Problem
Copy the first line of the material below and every later line through the line containing "effects of radiation</text>", without any other output.

Given material

= = = = = = =

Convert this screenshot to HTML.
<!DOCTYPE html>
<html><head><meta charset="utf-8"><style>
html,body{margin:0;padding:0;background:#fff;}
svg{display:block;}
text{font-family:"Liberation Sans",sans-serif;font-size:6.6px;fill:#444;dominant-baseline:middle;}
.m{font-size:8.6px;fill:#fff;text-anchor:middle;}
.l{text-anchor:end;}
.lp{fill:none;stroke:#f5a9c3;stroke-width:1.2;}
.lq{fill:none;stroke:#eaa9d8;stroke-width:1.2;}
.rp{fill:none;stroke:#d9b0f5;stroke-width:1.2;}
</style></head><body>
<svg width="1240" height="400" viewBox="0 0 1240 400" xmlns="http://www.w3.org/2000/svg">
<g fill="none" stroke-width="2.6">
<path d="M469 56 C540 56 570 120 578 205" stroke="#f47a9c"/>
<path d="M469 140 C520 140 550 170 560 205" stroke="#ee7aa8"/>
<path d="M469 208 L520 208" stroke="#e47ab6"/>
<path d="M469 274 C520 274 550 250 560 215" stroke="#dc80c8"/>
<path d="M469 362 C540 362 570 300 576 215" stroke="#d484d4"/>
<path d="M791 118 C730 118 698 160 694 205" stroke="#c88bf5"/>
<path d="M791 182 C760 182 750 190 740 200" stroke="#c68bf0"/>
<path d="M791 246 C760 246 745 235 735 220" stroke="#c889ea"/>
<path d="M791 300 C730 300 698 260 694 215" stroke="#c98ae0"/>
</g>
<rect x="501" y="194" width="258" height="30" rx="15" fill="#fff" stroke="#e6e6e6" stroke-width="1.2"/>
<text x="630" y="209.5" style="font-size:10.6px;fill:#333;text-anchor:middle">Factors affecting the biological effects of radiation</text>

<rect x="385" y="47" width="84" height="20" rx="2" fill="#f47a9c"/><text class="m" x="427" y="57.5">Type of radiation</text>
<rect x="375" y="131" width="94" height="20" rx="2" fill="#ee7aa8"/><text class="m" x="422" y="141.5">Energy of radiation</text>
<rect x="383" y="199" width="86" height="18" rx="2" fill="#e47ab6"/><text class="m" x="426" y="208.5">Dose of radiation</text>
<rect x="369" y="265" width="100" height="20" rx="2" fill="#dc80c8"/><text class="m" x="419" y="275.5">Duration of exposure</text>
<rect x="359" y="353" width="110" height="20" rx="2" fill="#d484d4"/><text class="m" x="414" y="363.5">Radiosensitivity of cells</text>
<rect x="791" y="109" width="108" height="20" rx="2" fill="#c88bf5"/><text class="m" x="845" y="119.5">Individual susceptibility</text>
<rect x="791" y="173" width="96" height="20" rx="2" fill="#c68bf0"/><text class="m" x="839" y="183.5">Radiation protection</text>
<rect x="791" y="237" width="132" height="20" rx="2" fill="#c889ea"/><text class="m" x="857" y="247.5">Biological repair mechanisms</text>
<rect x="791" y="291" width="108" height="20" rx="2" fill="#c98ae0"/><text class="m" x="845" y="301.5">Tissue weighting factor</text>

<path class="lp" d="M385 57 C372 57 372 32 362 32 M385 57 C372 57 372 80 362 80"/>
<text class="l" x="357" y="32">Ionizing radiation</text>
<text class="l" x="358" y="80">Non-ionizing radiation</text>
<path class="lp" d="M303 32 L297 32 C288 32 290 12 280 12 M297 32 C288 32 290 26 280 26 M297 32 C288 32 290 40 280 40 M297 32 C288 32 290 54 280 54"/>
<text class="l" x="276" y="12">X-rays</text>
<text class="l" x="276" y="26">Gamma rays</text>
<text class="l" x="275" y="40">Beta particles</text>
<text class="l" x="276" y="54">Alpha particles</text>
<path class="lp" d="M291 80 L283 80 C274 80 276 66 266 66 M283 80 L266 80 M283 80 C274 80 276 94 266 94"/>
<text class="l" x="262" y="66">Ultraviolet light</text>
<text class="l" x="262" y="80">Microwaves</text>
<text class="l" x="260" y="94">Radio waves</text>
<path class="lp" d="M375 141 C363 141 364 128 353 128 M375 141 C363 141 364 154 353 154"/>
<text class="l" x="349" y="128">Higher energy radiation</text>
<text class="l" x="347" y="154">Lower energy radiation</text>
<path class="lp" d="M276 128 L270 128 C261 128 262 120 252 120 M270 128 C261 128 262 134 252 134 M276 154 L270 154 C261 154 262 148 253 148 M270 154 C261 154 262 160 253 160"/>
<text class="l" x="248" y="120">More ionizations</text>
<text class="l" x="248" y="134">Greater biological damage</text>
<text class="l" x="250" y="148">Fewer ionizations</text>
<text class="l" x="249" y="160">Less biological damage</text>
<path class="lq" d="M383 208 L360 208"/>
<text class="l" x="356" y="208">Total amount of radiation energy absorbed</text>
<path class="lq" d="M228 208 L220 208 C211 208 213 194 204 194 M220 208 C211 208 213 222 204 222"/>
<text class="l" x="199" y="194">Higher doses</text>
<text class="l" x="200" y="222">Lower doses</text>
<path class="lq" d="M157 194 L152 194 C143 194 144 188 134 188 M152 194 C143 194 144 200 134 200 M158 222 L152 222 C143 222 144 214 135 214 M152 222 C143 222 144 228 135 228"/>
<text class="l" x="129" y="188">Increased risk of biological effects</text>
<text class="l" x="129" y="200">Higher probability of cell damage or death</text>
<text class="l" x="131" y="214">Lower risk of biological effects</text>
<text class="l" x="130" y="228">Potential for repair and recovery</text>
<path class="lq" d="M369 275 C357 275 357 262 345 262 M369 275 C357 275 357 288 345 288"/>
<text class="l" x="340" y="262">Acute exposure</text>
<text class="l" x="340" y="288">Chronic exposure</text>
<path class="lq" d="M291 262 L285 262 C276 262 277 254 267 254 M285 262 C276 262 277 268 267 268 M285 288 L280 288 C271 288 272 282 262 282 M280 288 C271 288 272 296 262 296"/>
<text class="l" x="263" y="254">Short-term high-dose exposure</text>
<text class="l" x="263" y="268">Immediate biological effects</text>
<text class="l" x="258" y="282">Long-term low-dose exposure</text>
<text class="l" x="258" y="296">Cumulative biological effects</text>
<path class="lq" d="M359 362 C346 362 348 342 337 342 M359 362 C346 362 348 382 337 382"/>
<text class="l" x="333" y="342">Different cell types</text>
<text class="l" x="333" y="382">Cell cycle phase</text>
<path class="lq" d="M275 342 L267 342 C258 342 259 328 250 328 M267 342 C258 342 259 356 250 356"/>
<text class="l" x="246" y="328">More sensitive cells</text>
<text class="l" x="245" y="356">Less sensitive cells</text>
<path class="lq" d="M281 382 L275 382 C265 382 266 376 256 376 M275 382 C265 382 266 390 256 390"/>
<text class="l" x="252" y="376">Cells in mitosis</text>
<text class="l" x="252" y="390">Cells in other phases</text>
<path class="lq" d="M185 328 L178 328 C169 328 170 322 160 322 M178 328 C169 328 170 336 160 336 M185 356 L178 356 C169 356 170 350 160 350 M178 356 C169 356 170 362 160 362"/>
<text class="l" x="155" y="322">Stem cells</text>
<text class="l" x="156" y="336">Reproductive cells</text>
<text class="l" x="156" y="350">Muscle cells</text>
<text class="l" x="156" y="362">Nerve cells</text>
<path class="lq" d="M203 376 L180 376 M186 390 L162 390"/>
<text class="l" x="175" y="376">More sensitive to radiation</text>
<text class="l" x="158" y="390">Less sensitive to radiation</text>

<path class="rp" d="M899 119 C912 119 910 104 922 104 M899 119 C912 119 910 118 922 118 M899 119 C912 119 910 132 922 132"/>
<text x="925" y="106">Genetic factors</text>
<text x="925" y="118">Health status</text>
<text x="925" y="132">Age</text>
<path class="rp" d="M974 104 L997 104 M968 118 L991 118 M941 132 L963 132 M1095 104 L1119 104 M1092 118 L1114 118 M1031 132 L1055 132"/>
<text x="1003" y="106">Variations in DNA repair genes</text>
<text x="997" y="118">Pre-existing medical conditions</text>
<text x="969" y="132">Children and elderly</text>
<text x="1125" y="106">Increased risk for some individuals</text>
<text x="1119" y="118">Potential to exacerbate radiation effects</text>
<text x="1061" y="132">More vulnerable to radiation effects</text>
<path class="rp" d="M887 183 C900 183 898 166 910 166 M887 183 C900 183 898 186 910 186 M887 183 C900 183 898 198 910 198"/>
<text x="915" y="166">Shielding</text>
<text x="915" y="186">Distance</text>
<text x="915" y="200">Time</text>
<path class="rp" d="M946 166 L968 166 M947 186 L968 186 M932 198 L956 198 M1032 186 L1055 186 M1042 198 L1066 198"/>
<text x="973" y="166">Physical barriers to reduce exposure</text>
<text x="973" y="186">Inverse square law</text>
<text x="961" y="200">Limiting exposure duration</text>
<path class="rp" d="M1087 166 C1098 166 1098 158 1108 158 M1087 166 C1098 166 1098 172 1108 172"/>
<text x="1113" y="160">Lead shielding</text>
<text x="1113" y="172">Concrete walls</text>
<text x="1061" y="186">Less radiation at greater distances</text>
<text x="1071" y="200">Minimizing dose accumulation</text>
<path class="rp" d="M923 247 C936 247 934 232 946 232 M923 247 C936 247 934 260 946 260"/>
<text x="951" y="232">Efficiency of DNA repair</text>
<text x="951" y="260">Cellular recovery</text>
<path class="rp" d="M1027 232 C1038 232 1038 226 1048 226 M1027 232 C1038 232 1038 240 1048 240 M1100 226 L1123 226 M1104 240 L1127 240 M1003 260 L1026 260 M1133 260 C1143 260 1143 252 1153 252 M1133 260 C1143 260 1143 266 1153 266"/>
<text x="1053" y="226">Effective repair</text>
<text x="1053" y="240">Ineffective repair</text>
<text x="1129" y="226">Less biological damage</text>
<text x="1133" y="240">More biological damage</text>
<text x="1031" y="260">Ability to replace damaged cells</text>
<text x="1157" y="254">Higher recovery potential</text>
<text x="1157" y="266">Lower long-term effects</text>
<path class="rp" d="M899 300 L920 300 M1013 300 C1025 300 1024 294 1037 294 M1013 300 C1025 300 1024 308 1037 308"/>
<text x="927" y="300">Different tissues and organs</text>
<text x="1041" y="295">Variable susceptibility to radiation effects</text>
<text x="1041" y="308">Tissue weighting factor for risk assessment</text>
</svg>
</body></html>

= = = = = = =

Response below
Convert this screenshot to HTML.
<!DOCTYPE html>
<html><head><meta charset="utf-8"><style>
html,body{margin:0;padding:0;background:#fff;}
svg{display:block;}
text{font-family:"Liberation Sans",sans-serif;font-size:6.6px;fill:#444;dominant-baseline:middle;}
.m{font-size:8.6px;fill:#fff;text-anchor:middle;}
.l{text-anchor:end;}
.lp{fill:none;stroke:#f5a9c3;stroke-width:1.2;}
.lq{fill:none;stroke:#eaa9d8;stroke-width:1.2;}
.rp{fill:none;stroke:#d9b0f5;stroke-width:1.2;}
</style></head><body>
<svg width="1240" height="400" viewBox="0 0 1240 400" xmlns="http://www.w3.org/2000/svg">
<g fill="none" stroke-width="2.6">
<path d="M469 56 C540 56 570 120 578 205" stroke="#f47a9c"/>
<path d="M469 140 C520 140 550 170 560 205" stroke="#ee7aa8"/>
<path d="M469 208 L520 208" stroke="#e47ab6"/>
<path d="M469 274 C520 274 550 250 560 215" stroke="#dc80c8"/>
<path d="M469 362 C540 362 570 300 576 215" stroke="#d484d4"/>
<path d="M791 118 C730 118 698 160 694 205" stroke="#c88bf5"/>
<path d="M791 182 C760 182 750 190 740 200" stroke="#c68bf0"/>
<path d="M791 246 C760 246 745 235 735 220" stroke="#c889ea"/>
<path d="M791 300 C730 300 698 260 694 215" stroke="#c98ae0"/>
</g>
<rect x="501" y="194" width="258" height="30" rx="15" fill="#fff" stroke="#e6e6e6" stroke-width="1.2"/>
<text x="630" y="209.5" style="font-size:10.6px;fill:#333;text-anchor:middle">Factors affecting the biological effects of radiation</text>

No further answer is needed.